### Exercise goal
Search the data for the string "this" and gather each line it is in.

### Code that draws figures
=-=-=
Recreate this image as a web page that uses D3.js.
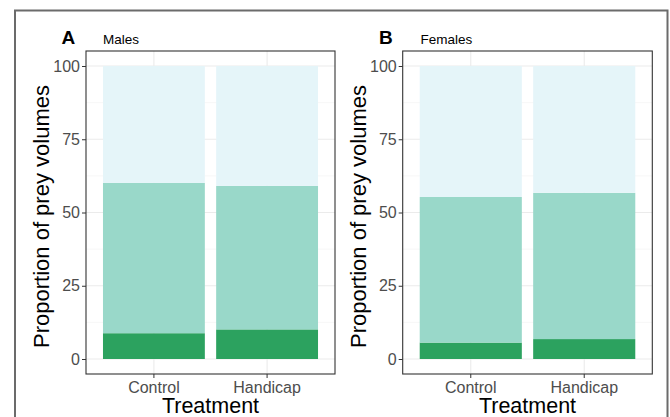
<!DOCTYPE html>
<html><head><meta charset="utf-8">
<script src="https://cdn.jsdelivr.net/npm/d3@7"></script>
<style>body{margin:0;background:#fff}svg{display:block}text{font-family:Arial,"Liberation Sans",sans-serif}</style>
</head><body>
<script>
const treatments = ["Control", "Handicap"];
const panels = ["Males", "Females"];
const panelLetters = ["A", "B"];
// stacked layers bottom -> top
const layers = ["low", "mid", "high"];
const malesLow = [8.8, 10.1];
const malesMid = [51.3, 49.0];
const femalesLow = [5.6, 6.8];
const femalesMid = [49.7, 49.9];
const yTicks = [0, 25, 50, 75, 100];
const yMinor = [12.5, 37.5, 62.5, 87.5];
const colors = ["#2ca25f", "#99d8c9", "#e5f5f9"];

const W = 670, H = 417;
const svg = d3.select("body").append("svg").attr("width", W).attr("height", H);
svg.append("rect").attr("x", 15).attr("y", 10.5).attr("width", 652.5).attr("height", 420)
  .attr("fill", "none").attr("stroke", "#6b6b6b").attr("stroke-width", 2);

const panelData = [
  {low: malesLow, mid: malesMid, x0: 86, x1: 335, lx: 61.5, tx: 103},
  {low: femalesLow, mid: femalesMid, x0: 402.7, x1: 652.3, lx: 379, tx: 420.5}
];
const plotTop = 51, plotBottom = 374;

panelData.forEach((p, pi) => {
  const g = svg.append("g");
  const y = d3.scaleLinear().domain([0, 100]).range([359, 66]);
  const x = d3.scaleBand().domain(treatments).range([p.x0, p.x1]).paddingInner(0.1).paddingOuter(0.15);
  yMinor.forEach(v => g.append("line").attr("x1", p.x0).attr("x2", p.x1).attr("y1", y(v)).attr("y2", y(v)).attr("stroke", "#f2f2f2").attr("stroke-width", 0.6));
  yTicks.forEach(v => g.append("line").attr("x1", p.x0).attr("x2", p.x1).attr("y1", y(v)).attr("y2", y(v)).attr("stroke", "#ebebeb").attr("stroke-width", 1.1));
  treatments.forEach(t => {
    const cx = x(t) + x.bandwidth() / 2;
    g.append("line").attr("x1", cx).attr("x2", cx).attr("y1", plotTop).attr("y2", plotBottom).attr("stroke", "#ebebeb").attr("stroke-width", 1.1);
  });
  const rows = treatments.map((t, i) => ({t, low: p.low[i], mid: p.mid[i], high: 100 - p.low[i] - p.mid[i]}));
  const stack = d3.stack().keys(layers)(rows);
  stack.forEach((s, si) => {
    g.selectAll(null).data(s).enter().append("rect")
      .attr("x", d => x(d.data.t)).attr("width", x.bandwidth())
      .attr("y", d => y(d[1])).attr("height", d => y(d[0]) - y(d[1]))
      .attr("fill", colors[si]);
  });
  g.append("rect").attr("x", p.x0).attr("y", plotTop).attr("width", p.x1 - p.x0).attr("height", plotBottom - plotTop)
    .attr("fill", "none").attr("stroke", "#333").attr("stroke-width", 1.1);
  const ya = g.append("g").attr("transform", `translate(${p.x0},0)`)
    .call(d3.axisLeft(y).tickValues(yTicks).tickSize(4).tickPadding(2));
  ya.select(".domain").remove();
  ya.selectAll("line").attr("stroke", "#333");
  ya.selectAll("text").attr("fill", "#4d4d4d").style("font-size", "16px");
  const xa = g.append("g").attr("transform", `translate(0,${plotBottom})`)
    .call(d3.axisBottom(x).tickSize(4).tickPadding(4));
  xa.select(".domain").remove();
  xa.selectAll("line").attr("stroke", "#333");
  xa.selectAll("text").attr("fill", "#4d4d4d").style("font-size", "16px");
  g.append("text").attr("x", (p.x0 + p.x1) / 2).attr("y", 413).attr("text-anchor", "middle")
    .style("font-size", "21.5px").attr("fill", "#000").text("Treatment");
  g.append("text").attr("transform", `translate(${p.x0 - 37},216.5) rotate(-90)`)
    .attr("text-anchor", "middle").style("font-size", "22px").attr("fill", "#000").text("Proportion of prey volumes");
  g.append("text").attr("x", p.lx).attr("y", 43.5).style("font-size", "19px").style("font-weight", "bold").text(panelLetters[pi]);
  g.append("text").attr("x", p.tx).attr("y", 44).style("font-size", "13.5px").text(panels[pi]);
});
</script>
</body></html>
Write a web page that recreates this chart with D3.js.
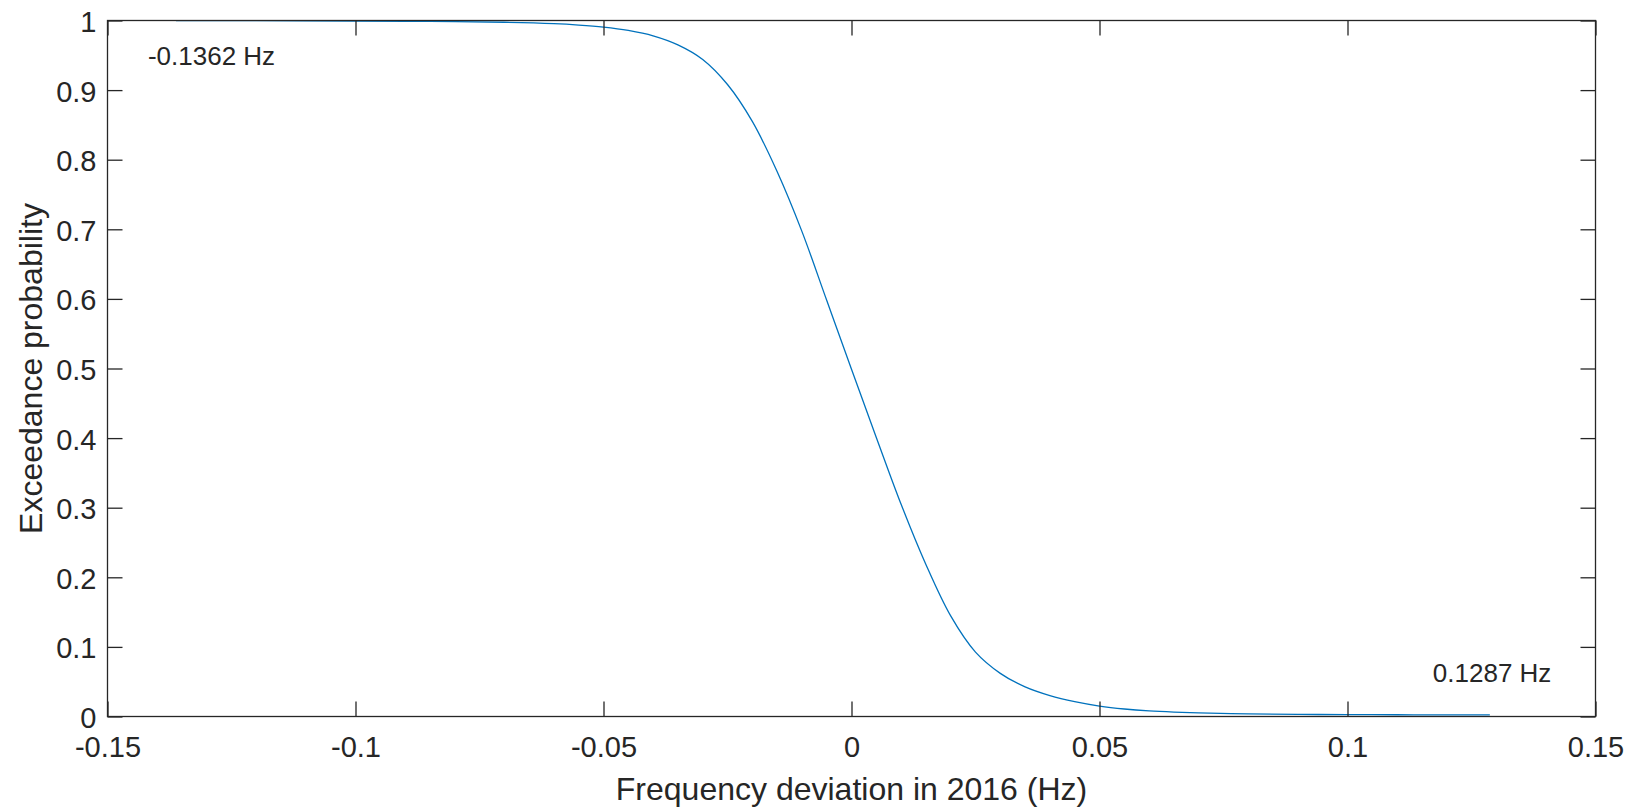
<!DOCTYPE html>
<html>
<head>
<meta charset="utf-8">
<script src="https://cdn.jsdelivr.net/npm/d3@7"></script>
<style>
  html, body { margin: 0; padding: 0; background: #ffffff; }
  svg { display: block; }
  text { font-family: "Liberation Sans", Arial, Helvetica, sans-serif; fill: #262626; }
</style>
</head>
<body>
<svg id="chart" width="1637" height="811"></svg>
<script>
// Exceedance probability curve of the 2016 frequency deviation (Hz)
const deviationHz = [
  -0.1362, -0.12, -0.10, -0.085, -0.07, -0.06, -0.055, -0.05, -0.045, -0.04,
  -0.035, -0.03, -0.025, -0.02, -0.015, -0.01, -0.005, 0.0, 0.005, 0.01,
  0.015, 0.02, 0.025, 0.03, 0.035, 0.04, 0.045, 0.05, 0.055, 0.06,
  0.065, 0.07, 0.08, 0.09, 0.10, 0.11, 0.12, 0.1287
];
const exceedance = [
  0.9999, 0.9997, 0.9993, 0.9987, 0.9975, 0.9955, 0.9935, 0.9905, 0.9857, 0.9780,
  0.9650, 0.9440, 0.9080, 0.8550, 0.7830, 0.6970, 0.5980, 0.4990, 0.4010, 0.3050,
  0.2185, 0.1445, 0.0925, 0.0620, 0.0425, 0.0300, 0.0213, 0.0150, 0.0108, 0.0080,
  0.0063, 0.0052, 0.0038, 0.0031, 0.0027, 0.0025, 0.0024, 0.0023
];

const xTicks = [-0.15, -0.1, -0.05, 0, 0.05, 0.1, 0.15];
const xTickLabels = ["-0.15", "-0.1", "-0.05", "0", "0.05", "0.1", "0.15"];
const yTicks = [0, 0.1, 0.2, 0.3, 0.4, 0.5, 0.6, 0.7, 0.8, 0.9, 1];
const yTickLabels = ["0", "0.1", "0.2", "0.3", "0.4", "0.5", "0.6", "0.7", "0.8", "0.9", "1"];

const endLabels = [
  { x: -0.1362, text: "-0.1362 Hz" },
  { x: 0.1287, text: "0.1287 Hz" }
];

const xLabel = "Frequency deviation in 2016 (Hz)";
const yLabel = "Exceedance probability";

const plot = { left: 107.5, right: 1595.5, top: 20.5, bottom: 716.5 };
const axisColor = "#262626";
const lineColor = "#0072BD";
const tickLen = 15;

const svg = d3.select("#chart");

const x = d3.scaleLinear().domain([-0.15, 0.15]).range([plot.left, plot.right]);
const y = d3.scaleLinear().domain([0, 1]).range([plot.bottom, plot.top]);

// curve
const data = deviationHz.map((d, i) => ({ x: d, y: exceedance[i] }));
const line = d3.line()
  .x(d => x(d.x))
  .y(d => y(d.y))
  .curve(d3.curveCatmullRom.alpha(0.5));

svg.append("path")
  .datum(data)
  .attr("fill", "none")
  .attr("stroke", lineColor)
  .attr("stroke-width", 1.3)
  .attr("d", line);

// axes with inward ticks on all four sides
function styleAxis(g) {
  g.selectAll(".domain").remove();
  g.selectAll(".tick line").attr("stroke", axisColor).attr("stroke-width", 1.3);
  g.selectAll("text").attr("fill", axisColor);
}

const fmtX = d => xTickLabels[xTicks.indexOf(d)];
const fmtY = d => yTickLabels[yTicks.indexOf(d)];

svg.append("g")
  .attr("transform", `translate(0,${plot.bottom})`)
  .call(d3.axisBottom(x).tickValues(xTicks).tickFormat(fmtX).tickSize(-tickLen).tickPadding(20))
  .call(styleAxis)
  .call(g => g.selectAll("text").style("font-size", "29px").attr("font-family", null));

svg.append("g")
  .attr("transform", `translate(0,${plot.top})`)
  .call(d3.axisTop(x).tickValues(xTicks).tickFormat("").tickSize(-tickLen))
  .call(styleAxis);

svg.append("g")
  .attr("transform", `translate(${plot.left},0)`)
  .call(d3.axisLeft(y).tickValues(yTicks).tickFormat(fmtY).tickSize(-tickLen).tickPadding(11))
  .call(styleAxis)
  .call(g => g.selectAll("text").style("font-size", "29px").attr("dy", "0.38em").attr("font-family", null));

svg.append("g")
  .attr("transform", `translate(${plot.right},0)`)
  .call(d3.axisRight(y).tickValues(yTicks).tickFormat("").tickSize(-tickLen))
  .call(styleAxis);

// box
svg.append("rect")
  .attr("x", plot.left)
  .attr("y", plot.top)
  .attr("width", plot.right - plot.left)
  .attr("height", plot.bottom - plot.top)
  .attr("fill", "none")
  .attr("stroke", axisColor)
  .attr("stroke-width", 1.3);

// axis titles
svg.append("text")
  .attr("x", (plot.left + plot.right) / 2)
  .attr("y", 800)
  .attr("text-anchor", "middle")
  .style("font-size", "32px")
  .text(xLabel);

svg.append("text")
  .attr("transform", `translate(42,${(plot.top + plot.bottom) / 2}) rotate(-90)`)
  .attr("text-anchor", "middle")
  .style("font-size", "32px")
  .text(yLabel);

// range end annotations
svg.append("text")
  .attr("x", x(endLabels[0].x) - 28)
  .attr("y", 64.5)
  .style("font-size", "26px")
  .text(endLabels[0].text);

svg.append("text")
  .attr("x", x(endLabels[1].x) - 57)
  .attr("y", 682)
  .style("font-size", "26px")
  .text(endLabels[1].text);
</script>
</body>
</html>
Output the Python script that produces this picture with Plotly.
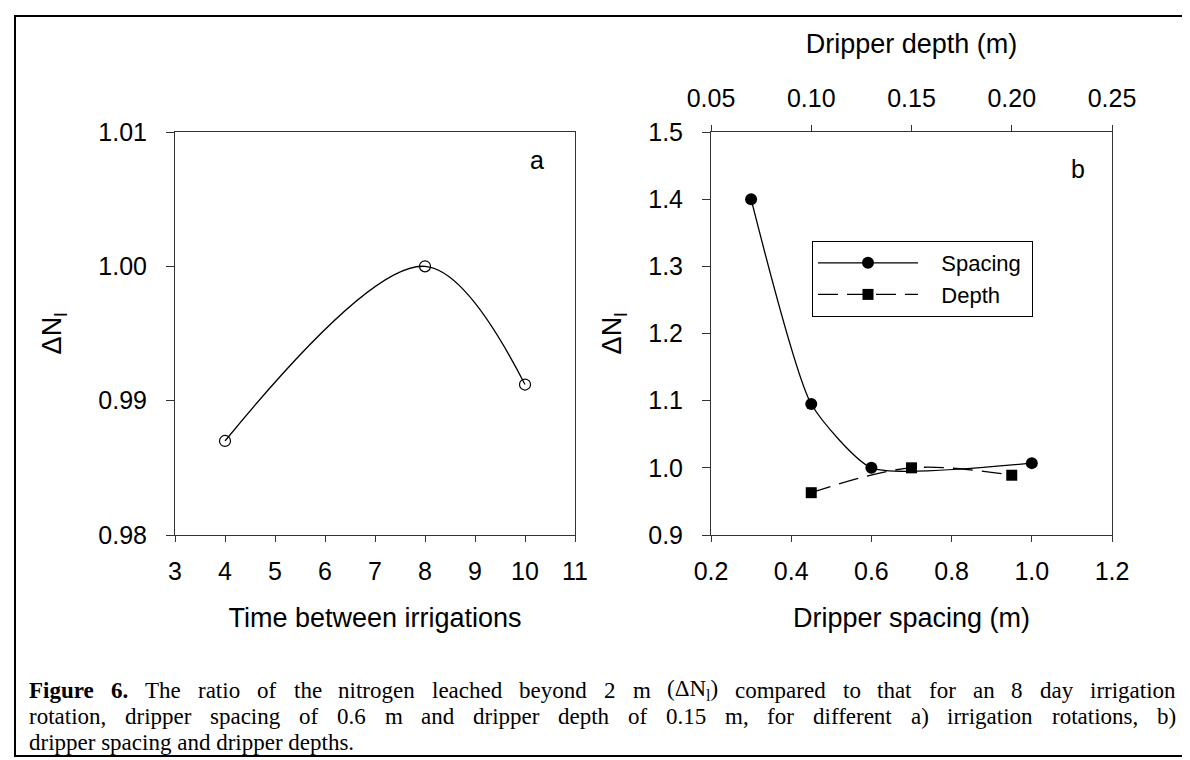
=-=-=
### Exercise answer
Recreate this image as a web page that uses D3.js.
Write a web page that recreates this chart with D3.js.
Output the Python script that produces this picture with Plotly.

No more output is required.